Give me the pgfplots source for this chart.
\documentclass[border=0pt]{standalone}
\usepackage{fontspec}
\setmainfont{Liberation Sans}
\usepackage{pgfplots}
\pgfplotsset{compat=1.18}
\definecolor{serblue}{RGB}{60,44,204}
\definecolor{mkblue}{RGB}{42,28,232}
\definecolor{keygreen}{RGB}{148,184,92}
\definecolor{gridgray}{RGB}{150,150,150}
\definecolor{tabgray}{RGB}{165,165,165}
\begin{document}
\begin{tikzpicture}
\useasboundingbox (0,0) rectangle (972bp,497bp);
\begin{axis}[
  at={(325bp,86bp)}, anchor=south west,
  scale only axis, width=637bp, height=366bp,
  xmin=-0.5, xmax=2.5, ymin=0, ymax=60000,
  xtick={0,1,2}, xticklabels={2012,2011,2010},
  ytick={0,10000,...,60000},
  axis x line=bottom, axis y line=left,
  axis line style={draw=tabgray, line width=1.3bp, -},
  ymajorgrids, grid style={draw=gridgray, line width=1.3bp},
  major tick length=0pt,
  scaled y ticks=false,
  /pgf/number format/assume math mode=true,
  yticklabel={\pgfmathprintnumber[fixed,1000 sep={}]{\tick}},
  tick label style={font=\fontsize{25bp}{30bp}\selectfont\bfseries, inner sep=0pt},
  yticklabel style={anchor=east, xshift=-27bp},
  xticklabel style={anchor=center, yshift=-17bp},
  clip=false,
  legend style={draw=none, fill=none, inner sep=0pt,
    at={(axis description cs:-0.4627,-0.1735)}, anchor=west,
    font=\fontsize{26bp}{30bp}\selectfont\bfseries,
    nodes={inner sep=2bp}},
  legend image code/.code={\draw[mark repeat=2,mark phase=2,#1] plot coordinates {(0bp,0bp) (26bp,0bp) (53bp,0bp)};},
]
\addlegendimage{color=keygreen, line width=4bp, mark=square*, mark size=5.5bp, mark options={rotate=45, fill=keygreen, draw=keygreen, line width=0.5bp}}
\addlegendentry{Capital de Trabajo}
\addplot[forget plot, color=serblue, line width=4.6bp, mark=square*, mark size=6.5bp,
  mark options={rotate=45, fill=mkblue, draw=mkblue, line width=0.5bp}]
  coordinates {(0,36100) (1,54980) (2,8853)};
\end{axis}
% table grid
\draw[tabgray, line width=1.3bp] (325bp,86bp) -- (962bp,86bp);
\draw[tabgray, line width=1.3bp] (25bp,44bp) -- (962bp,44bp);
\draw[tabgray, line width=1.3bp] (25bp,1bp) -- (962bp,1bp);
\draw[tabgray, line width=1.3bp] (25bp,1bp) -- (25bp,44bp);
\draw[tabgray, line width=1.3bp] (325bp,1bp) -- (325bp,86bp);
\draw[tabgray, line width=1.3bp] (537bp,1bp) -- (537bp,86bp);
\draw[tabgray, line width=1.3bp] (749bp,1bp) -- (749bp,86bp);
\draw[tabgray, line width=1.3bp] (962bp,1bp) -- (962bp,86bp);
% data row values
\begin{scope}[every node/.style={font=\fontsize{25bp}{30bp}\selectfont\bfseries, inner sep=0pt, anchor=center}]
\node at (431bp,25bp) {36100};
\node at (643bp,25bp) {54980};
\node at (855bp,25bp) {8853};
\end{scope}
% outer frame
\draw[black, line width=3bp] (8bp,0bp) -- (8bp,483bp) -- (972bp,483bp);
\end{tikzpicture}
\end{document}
* * *
[Do this]
Reproduce the full listing above, character for character.

[Solution]
Give me the pgfplots source for this chart.
\documentclass[border=0pt]{standalone}
\usepackage{fontspec}
\setmainfont{Liberation Sans}
\usepackage{pgfplots}
\pgfplotsset{compat=1.18}
\definecolor{serblue}{RGB}{60,44,204}
\definecolor{mkblue}{RGB}{42,28,232}
\definecolor{keygreen}{RGB}{148,184,92}
\definecolor{gridgray}{RGB}{150,150,150}
\definecolor{tabgray}{RGB}{165,165,165}
\begin{document}
\begin{tikzpicture}
\useasboundingbox (0,0) rectangle (972bp,497bp);
\begin{axis}[
  at={(325bp,86bp)}, anchor=south west,
  scale only axis, width=637bp, height=366bp,
  xmin=-0.5, xmax=2.5, ymin=0, ymax=60000,
  xtick={0,1,2}, xticklabels={2012,2011,2010},
  ytick={0,10000,...,60000},
  axis x line=bottom, axis y line=left,
  axis line style={draw=tabgray, line width=1.3bp, -},
  ymajorgrids, grid style={draw=gridgray, line width=1.3bp},
  major tick length=0pt,
  scaled y ticks=false,
  /pgf/number format/assume math mode=true,
  yticklabel={\pgfmathprintnumber[fixed,1000 sep={}]{\tick}},
  tick label style={font=\fontsize{25bp}{30bp}\selectfont\bfseries, inner sep=0pt},
  yticklabel style={anchor=east, xshift=-27bp},
  xticklabel style={anchor=center, yshift=-17bp},
  clip=false,
  legend style={draw=none, fill=none, inner sep=0pt,
    at={(axis description cs:-0.4627,-0.1735)}, anchor=west,
    font=\fontsize{26bp}{30bp}\selectfont\bfseries,
    nodes={inner sep=2bp}},
  legend image code/.code={\draw[mark repeat=2,mark phase=2,#1] plot coordinates {(0bp,0bp) (26bp,0bp) (53bp,0bp)};},
]
\addlegendimage{color=keygreen, line width=4bp, mark=square*, mark size=5.5bp, mark options={rotate=45, fill=keygreen, draw=keygreen, line width=0.5bp}}
\addlegendentry{Capital de Trabajo}
\addplot[forget plot, color=serblue, line width=4.6bp, mark=square*, mark size=6.5bp,
  mark options={rotate=45, fill=mkblue, draw=mkblue, line width=0.5bp}]
  coordinates {(0,36100) (1,54980) (2,8853)};
\end{axis}
% table grid
\draw[tabgray, line width=1.3bp] (325bp,86bp) -- (962bp,86bp);
\draw[tabgray, line width=1.3bp] (25bp,44bp) -- (962bp,44bp);
\draw[tabgray, line width=1.3bp] (25bp,1bp) -- (962bp,1bp);
\draw[tabgray, line width=1.3bp] (25bp,1bp) -- (25bp,44bp);
\draw[tabgray, line width=1.3bp] (325bp,1bp) -- (325bp,86bp);
\draw[tabgray, line width=1.3bp] (537bp,1bp) -- (537bp,86bp);
\draw[tabgray, line width=1.3bp] (749bp,1bp) -- (749bp,86bp);
\draw[tabgray, line width=1.3bp] (962bp,1bp) -- (962bp,86bp);
% data row values
\begin{scope}[every node/.style={font=\fontsize{25bp}{30bp}\selectfont\bfseries, inner sep=0pt, anchor=center}]
\node at (431bp,25bp) {36100};
\node at (643bp,25bp) {54980};
\node at (855bp,25bp) {8853};
\end{scope}
% outer frame
\draw[black, line width=3bp] (8bp,0bp) -- (8bp,483bp) -- (972bp,483bp);
\end{tikzpicture}
\end{document}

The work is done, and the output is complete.